Would You Like to Live in This House?

(Photos: Fernando Guerra)

The wooden spiral staircase is nice, but it’s the nude headless metal men hanging from the ceiling that really make this room pop with appeal. Architect Isay Weinfeld designed this villa in São Paulo, Brazil.

The home is named Casa Cubo. It features a lovely staircase that goes almost, but not quite, down to the bottom floor. The headless men are sculptures by Antony Gormley.
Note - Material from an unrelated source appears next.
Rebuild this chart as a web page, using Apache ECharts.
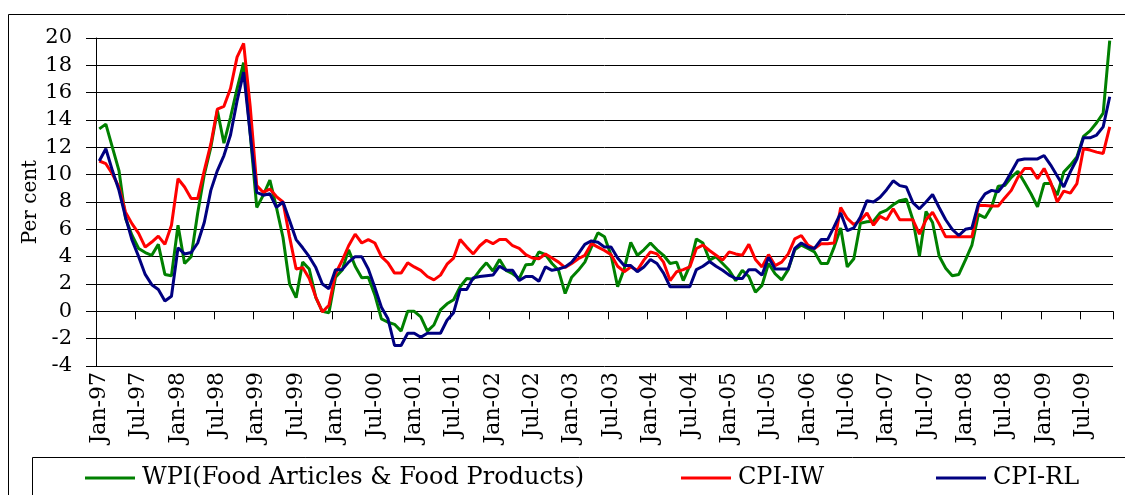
<!DOCTYPE html>
<html>
<head>
<meta charset="utf-8">
<script src="https://cdn.jsdelivr.net/npm/echarts@6/dist/echarts.min.js"></script>
<style>
html,body{margin:0;padding:0;background:#fff;}
#chart{width:1125px;height:495px;}
</style>
</head>
<body>
<div id="chart"></div>
<script>
const MONTHS = ['Jan','Feb','Mar','Apr','May','Jun','Jul','Aug','Sep','Oct','Nov','Dec'];
const YEARS = ['97','98','99','00','01','02','03','04','05','06','07','08','09'];
const N_MONTHS = 155; // Jan-97 .. Nov-09

const categories = [];
for (const y of YEARS) for (const m of MONTHS) if (categories.length < N_MONTHS) categories.push(m + '-' + y);

const SERIES_NAMES = ['WPI(Food Articles & Food Products)', 'CPI-IW', 'CPI-RL'];

const wpi = [
 13.35, 13.7, 12.0, 10.3, 6.8, 5.55, 4.6, 4.3, 4.1, 4.9,
 2.7, 2.6, 6.3, 3.5, 4.0, 7.2, 10.0, 12.0, 14.7, 12.3,
 14.2, 16.3, 18.2, 13.0, 7.6, 8.5, 9.6, 7.6, 5.4, 2.0,
 1.0, 3.6, 3.1, 1.0, 0.0, -0.1, 2.5, 3.0, 4.5, 3.3,
 2.45, 2.5, 1.2, -0.55, -0.8, -0.95, -1.45, 0.0, 0.0, -0.4,
 -1.45, -1.0, 0.1, 0.55, 0.85, 1.8, 2.4, 2.35, 3.0, 3.55,
 2.95, 3.8, 3.0, 2.75, 2.4, 3.4, 3.45, 4.35, 4.15, 3.5,
 3.0, 1.3, 2.5, 3.0, 3.6, 4.7, 5.75, 5.45, 4.1, 1.8,
 3.1, 5.05, 4.1, 4.5, 5.0, 4.5, 4.1, 3.5, 3.6, 2.25,
 3.35, 5.3, 5.0, 3.75, 4.0, 3.5, 3.0, 2.25, 3.0, 2.55,
 1.4, 1.9, 3.5, 2.75, 2.3, 3.05, 4.5, 4.85, 4.6, 4.35,
 3.5, 3.5, 4.7, 6.1, 3.25, 3.85, 6.45, 6.55, 6.6, 7.2,
 7.4, 7.8, 8.1, 8.2, 6.7, 4.05, 7.3, 6.5, 4.05, 3.15,
 2.6, 2.7, 3.75, 4.85, 7.1, 6.85, 7.65, 9.15, 9.2, 9.8,
 10.25, 9.45, 8.6, 7.65, 9.35, 9.35, 8.5, 10.2, 10.7, 11.3,
 12.8, 13.2, 13.8, 14.5, 19.8
];

const cpiIW = [
 11.0, 10.8, 10.05, 9.1, 7.25, 6.4, 5.7, 4.7, 5.07, 5.5,
 4.9, 6.3, 9.7, 9.1, 8.25, 8.25, 10.3, 12.25, 14.8, 15.0,
 16.3, 18.6, 19.6, 15.0, 9.2, 8.7, 8.95, 8.4, 8.0, 5.45,
 3.1, 3.2, 2.4, 1.05, -0.05, 0.45, 2.75, 3.7, 4.8, 5.65,
 5.0, 5.25, 5.0, 4.0, 3.55, 2.8, 2.8, 3.55, 3.25, 3.0,
 2.55, 2.3, 2.65, 3.45, 3.9, 5.25, 4.7, 4.2, 4.8, 5.2,
 4.95, 5.25, 5.25, 4.8, 4.6, 4.15, 3.9, 3.85, 4.2, 3.9,
 3.6, 3.2, 3.5, 3.85, 4.1, 4.95, 4.7, 4.45, 4.15, 3.3,
 2.9, 3.25, 3.0, 3.75, 4.35, 4.2, 3.6, 2.25, 2.9, 3.05,
 3.25, 4.6, 4.85, 4.45, 4.1, 3.75, 4.35, 4.2, 4.1, 4.9,
 3.8, 3.25, 4.15, 3.35, 3.6, 4.2, 5.3, 5.55, 4.85, 4.6,
 4.95, 4.95, 5.0, 7.6, 6.8, 6.35, 6.65, 7.2, 6.3, 6.95,
 6.7, 7.5, 6.7, 6.7, 6.7, 5.65, 6.7, 7.25, 6.4, 5.45,
 5.45, 5.45, 5.45, 5.45, 7.75, 7.75, 7.7, 7.7, 8.3, 8.85,
 9.8, 10.45, 10.45, 9.7, 10.45, 9.45, 8.0, 8.8, 8.65, 9.35,
 11.9, 11.8, 11.65, 11.55, 13.5
];

const cpiRL = [
 11.0, 11.9, 10.3, 8.85, 6.9, 5.2, 4.0, 2.7, 1.95, 1.6,
 0.75, 1.1, 4.65, 4.2, 4.3, 5.0, 6.5, 8.85, 10.3, 11.4,
 12.9, 15.4, 17.5, 13.0, 8.7, 8.5, 8.6, 7.6, 8.0, 6.65,
 5.25, 4.65, 4.0, 3.2, 2.0, 1.65, 3.05, 3.05, 3.6, 4.0,
 4.0, 3.1, 1.75, 0.3, -0.55, -2.5, -2.5, -1.6, -1.6, -1.9,
 -1.6, -1.6, -1.6, -0.65, -0.1, 1.6, 1.6, 2.45, 2.55, 2.6,
 2.65, 3.3, 3.0, 3.0, 2.25, 2.55, 2.55, 2.2, 3.25, 3.0,
 3.1, 3.25, 3.6, 4.2, 4.9, 5.15, 5.05, 4.7, 4.7, 3.9,
 3.35, 3.35, 2.9, 3.25, 3.8, 3.5, 2.8, 1.8, 1.8, 1.8,
 1.8, 3.05, 3.3, 3.65, 3.3, 3.0, 2.65, 2.4, 2.4, 3.05,
 3.05, 2.65, 3.95, 3.1, 3.1, 3.1, 4.6, 5.0, 4.7, 4.6,
 5.25, 5.25, 6.2, 7.2, 5.9, 6.1, 6.9, 8.1, 8.0, 8.35,
 8.9, 9.55, 9.2, 9.1, 7.95, 7.5, 8.0, 8.55, 7.6, 6.7,
 6.0, 5.55, 6.0, 6.1, 7.9, 8.6, 8.85, 8.75, 9.35, 10.2,
 11.05, 11.15, 11.15, 11.15, 11.4, 10.7, 9.9, 9.1, 10.2, 11.15,
 12.7, 12.7, 12.9, 13.5, 15.7
];

const Y_MIN = -4, Y_MAX = 20, Y_STEP = 2;
const FONT = "'DejaVu Serif', 'Liberation Serif', serif";

const chart = echarts.init(document.getElementById('chart'), null, {renderer: 'canvas'});

function legendFor(name, left) {
  return {
    data: [name], left: left, top: 466, padding: 0, itemGap: 0,
    icon: 'rect', itemWidth: 50, itemHeight: 3,
    textStyle: {fontFamily: FONT, fontSize: 24, color: '#000', padding: [0, 0, 0, 2]},
    selectedMode: false
  };
}

chart.setOption({
  animation: false,
  backgroundColor: '#fff',
  grid: {left: 96, right: 12, top: 38, bottom: 129, containLabel: false},
  legend: [
    legendFor(SERIES_NAMES[0], 85),
    legendFor(SERIES_NAMES[1], 681),
    legendFor(SERIES_NAMES[2], 936)
  ],
  xAxis: [
    {
      type: 'category', data: categories, boundaryGap: true,
      axisLine: {show: true, onZero: true, lineStyle: {color: '#000', width: 1}},
      axisTick: {show: true, interval: 5, length: 8, lineStyle: {color: '#000', width: 1}},
      axisLabel: {show: false},
      splitLine: {show: false}
    },
    {
      type: 'category', data: categories, boundaryGap: true, position: 'bottom',
      axisLine: {show: false, onZero: false},
      axisTick: {show: false},
      axisLabel: {interval: 5, rotate: 90, fontFamily: FONT, fontSize: 22, color: '#000', margin: 6},
      splitLine: {show: false}
    }
  ],
  yAxis: {
    type: 'value', min: Y_MIN, max: Y_MAX, interval: Y_STEP,
    name: 'Per cent', nameLocation: 'middle', nameGap: 55, nameMoveOverlap: false,
    nameTextStyle: {fontFamily: FONT, fontSize: 20, color: '#000'},
    axisLine: {show: true, lineStyle: {color: '#000', width: 1}},
    axisTick: {show: true, length: 10, lineStyle: {color: '#000', width: 1}},
    axisLabel: {fontFamily: FONT, fontSize: 21, color: '#000', margin: 24},
    splitLine: {show: true, lineStyle: {color: '#000', width: 1}}
  },
  series: [
    {name: SERIES_NAMES[0], type: 'line', data: wpi, showSymbol: false, symbol: 'none',
     lineStyle: {color: '#008000', width: 3}, itemStyle: {color: '#008000'}},
    {name: SERIES_NAMES[1], type: 'line', data: cpiIW, showSymbol: false, symbol: 'none',
     lineStyle: {color: '#ff0000', width: 3}, itemStyle: {color: '#ff0000'}},
    {name: SERIES_NAMES[2], type: 'line', data: cpiRL, showSymbol: false, symbol: 'none',
     lineStyle: {color: '#000080', width: 3}, itemStyle: {color: '#000080'}}
  ],
  graphic: [
    {type: 'rect', silent: true, z: -10, shape: {x: 8.5, y: 14.5, width: 1200, height: 600},
     style: {fill: 'none', stroke: '#000', lineWidth: 1}},
    {type: 'rect', silent: true, z: -10, shape: {x: 32.5, y: 457.5, width: 1200, height: 100},
     style: {fill: 'none', stroke: '#000', lineWidth: 1}}
  ]
});
</script>
</body>
</html>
W magazine describes the ambiance and architectural influences:

Just as the owners, a 50-ish couple with three sons, maintain a balance between their Latin American, European, and American art acquisitions, their preferred style of architecture suffuses the geometric austerity of the European modernist masters, chiefly Ludwig Mies van der Rohe and Le Corbusier, with the tactile material richness of the subtropics. In architecture, Luis Barragán accomplished the feat of inflecting modernism with Latin American exuberance in the middle of the last century, punctuating his sober planes with walls of saturated color. But that was then, and that was Mexico. In present-day Brazil, the favored form of modernist architecture features dark and opulent native woods, elegant sculptural staircases, and large rectangles of glass that open to the lush outdoors. Arguably, the leading advocate of this playfully sophisticated look is Isay Weinfeld, the creator of Casa Cubo.